* **GIVEN PROBLEM**:
Gather the lines below that include the string "this", copying each in full.

* **DATA SECTION**:
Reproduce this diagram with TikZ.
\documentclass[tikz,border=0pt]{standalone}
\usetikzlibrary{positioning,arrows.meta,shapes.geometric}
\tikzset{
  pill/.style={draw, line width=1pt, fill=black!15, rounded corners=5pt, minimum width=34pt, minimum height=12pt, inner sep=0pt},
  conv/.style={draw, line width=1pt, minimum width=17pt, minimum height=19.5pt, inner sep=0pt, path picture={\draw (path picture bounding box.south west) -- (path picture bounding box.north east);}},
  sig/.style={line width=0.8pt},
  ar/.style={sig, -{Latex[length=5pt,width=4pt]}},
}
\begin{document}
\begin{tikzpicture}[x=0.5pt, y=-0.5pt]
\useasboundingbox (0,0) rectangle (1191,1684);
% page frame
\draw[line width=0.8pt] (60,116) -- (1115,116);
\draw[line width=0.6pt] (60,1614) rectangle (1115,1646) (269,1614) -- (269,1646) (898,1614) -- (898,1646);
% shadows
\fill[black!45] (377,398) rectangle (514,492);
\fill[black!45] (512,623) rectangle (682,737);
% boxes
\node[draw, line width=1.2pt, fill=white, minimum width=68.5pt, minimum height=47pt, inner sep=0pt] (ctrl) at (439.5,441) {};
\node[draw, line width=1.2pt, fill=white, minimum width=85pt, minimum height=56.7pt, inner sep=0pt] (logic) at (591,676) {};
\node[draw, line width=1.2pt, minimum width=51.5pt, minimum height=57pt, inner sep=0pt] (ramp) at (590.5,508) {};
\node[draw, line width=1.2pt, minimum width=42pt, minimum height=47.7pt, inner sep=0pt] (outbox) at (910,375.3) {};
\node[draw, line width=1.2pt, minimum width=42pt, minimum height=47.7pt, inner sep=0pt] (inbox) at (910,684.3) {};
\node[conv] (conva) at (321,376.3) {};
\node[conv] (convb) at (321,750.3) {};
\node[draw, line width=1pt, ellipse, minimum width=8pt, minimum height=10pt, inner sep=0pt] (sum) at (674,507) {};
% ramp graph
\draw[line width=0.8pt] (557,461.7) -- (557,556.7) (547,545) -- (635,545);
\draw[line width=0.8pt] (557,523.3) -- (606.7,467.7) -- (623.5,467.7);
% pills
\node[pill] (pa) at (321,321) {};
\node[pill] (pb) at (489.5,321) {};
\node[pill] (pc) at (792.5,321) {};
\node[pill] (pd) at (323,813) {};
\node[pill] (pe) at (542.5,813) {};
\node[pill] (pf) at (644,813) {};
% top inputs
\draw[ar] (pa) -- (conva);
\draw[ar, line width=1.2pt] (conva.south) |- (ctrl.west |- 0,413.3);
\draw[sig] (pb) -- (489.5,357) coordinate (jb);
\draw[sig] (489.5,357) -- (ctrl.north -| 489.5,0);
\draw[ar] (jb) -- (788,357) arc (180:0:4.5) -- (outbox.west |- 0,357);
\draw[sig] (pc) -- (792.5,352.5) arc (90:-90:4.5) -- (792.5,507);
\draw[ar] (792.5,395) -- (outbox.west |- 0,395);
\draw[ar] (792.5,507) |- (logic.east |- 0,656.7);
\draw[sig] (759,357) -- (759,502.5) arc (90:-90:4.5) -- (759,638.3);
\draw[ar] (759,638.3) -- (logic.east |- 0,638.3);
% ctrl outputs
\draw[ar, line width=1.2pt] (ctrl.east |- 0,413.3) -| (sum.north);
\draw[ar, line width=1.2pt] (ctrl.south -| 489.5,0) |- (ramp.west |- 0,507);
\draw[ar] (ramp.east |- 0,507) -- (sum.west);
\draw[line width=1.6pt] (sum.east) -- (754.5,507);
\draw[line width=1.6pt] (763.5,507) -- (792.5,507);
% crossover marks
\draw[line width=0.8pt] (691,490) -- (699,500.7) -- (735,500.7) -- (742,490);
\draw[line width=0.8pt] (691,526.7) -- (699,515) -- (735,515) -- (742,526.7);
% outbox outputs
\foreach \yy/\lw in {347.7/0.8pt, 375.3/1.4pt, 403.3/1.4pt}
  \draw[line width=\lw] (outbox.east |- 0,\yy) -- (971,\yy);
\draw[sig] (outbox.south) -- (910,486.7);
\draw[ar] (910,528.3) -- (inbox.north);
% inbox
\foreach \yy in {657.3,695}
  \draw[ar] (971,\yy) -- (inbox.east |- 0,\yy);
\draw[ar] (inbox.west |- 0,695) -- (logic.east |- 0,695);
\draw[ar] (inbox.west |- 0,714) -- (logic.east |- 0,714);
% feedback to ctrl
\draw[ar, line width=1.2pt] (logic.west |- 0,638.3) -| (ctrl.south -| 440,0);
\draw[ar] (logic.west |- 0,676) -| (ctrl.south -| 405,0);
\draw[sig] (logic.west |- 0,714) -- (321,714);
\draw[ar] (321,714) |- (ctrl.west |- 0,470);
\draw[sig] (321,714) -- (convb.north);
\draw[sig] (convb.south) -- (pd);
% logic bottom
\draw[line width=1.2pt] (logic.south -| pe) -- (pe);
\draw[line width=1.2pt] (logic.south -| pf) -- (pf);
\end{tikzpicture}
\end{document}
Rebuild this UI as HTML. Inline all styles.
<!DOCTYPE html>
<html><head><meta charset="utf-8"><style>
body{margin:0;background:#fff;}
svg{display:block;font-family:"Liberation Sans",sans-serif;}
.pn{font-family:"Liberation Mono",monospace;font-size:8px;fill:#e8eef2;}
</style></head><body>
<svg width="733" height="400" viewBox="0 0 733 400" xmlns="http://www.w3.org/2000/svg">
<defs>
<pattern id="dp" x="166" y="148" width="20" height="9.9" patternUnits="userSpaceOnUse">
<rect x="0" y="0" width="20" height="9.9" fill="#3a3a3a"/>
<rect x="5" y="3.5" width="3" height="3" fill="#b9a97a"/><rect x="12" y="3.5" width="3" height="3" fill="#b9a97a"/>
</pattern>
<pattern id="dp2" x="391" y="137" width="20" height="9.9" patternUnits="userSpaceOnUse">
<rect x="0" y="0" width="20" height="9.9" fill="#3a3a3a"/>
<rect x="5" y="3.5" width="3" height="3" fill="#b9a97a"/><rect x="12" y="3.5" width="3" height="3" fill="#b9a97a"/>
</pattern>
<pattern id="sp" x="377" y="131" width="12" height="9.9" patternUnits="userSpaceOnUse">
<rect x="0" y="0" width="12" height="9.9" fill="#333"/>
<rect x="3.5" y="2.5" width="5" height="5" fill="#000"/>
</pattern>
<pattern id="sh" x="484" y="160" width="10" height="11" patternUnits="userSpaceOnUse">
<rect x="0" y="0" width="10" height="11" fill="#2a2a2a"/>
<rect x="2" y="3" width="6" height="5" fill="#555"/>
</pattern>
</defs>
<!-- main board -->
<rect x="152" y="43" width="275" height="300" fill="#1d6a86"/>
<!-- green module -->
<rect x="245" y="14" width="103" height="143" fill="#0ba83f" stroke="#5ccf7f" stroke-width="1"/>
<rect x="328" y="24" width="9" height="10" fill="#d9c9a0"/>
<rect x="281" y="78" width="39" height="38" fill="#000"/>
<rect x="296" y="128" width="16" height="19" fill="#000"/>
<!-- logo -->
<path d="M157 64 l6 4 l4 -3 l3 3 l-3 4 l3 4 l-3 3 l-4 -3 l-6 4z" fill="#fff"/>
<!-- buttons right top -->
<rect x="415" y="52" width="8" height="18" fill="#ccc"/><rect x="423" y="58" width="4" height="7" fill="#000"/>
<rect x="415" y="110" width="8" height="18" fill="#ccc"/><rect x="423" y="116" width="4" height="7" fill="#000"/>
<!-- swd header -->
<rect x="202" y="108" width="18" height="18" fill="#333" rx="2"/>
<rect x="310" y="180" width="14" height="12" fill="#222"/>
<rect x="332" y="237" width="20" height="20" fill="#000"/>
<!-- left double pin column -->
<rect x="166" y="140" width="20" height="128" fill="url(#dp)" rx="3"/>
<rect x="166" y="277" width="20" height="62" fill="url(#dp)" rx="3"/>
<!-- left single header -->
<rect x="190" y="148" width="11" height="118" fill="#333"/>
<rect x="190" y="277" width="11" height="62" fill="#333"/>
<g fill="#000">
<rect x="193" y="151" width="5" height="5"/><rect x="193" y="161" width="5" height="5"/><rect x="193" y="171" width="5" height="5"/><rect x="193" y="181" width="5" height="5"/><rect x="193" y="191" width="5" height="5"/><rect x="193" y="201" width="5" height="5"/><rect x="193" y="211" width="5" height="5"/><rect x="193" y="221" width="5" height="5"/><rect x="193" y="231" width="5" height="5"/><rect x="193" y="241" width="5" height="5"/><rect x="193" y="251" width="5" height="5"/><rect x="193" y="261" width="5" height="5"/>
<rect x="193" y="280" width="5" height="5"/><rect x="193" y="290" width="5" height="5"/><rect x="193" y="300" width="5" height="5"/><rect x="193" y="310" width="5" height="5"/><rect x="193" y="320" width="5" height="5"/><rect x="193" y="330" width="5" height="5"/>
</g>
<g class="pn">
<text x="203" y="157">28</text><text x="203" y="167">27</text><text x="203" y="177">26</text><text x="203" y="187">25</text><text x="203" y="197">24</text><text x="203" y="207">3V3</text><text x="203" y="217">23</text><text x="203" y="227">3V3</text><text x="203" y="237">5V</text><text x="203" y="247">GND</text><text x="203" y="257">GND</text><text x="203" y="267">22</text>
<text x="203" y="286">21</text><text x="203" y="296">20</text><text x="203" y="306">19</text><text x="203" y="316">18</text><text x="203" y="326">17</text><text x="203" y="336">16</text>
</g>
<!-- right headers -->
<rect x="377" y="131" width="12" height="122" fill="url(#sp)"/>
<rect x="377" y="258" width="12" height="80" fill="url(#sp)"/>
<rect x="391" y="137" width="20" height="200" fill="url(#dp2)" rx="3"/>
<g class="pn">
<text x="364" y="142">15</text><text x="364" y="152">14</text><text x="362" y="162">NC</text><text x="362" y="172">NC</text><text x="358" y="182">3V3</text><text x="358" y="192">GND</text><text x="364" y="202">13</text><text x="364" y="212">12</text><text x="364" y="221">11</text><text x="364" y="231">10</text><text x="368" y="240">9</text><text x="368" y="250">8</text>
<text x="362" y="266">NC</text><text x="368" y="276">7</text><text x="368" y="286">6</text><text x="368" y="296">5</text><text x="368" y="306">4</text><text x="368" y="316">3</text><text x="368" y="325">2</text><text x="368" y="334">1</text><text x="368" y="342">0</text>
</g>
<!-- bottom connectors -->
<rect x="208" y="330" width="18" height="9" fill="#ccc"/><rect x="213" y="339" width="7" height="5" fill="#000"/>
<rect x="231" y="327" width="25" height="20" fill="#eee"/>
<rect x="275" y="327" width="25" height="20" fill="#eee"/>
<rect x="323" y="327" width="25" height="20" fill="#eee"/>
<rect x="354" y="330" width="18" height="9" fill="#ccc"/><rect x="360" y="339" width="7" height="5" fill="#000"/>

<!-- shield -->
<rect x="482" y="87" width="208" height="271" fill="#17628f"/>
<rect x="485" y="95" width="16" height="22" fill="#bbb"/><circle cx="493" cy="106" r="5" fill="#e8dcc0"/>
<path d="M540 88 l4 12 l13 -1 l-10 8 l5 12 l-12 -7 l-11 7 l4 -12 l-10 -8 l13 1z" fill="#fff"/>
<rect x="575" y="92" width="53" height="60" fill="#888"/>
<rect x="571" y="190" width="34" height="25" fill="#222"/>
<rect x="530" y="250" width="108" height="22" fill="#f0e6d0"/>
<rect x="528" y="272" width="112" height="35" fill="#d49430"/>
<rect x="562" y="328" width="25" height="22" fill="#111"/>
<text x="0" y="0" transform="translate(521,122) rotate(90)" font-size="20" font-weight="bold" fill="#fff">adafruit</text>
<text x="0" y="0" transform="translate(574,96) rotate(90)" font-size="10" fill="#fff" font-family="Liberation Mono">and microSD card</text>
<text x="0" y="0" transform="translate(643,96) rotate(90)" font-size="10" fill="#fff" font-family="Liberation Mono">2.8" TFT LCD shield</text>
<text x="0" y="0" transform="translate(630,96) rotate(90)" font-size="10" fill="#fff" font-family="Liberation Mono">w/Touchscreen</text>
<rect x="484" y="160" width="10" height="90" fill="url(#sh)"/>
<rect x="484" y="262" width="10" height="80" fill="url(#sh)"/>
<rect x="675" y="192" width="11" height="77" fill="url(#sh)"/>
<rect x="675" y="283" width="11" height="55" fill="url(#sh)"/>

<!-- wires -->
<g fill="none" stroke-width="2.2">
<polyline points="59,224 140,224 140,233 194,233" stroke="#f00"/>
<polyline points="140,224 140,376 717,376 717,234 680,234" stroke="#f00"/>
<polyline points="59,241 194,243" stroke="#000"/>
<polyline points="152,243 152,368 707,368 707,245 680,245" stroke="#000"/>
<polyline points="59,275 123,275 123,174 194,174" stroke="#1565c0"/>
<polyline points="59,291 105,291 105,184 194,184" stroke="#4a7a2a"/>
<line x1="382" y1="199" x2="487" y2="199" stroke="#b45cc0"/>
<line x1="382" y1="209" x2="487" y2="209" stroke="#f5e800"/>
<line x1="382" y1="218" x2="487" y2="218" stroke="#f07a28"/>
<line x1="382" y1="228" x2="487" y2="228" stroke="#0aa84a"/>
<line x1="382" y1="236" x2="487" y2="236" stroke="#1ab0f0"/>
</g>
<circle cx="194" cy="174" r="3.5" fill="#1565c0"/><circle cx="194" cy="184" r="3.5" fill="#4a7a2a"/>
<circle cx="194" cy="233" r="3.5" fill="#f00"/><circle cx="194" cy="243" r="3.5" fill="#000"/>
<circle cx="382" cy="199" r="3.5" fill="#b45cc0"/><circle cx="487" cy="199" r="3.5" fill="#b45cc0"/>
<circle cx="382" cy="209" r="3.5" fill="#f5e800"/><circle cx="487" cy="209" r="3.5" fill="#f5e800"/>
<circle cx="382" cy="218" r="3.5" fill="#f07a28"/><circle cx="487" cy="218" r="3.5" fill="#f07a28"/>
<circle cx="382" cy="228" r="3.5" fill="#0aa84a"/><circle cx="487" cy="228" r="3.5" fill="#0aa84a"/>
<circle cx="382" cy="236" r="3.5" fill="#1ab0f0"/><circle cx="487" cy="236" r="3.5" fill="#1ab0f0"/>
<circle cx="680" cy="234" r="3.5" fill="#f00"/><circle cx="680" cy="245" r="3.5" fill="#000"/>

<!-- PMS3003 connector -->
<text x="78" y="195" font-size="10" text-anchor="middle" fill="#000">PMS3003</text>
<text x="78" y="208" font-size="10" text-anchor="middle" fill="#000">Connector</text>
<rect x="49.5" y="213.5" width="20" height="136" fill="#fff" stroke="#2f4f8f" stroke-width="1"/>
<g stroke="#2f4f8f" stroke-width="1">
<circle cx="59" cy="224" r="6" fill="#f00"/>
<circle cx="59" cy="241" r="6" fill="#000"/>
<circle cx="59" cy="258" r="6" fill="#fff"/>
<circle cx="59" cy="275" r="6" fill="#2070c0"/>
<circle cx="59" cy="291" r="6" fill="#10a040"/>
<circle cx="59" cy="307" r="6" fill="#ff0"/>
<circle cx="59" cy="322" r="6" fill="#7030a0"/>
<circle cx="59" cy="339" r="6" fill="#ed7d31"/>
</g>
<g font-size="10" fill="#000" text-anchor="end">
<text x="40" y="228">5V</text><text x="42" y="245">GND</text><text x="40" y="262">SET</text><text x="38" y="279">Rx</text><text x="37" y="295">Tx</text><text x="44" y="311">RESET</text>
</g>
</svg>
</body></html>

* **SOLUTION**:
Reproduce this diagram with TikZ.
Rebuild this UI as HTML. Inline all styles.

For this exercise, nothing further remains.